Aún así, esta es una labor diferente a todo lo que hemos enfrentado. No existe un mapa o algoritmo para guiar nuestros pasos; es un acto de equilibrio perpetuo, sin forma de mitigar el dolor inevitable. Todos estamos tratando de salir adelante, un día a la vez.

Por ahora, sin embargo, también estoy decidida a disfrutar de cada rayo de sol que pueda encontrar.

Tuve la suerte de tener la oportunidad de vacunarme con mi grupo de edad esta semana, cuando un amigo me envió el enlace digital de registro y otro me acompañó a través del proceso de encontrar un lugar abierto. Ese no fue el final de sus buenas acciones; ayudaron a las señoras de la limpieza, a los jardineros, a los vecinos ancianos y a los amigos de sus padres confinados en casa a programar citas para vacunas también.

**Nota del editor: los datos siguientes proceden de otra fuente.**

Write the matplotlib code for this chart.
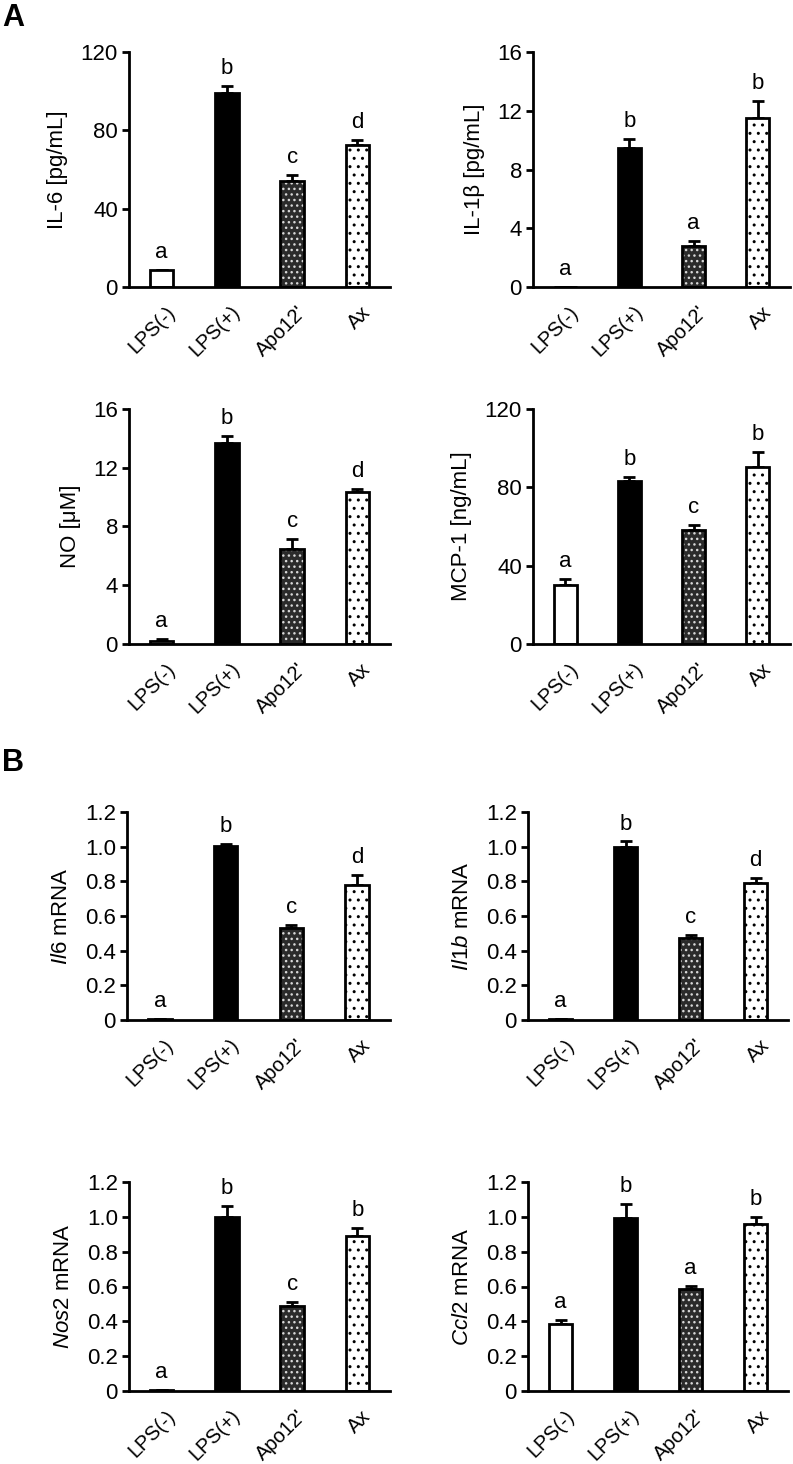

Es posible que no podamos abrazarnos, pero nuestros vínculos pueden fortalecerse con todo lo que estamos pasando.

Pensé en eso el jueves por la mañana, mientras estaba en el frío con cientos de personas mayores en un parque, en el noreste del Valle de San Fernando, hogar de algunas de las tasas de infección por COVID-19 más altas de la ciudad. La fila había comenzado a formarse horas antes de las primeras citas de vacunación de las 8 a.m. y la espera para algunos podría ser de horas.

Pero el proceso fue eficiente, las personas mayores fueron pacientes y los ayudantes considerados y amables. Y cuando tomamos nuestros asientos, socialmente distanciados en mesas de picnic y en sillas plegables, para esperar la posibilidad de complicaciones, extraños entablaron conversaciones, y las risas estallaron a mi alrededor.

Sé que aún no estamos libres, pero parece que finalmente hemos llegado a un punto en el que no estamos cediendo terreno en esta pelea.

Me sentí inexplicablemente feliz cuando me fui, reconfortada por el nuevo dolor en mi brazo. Me dirijo a la sexta etapa de emoción pandémica y la denominaré “esperanza”.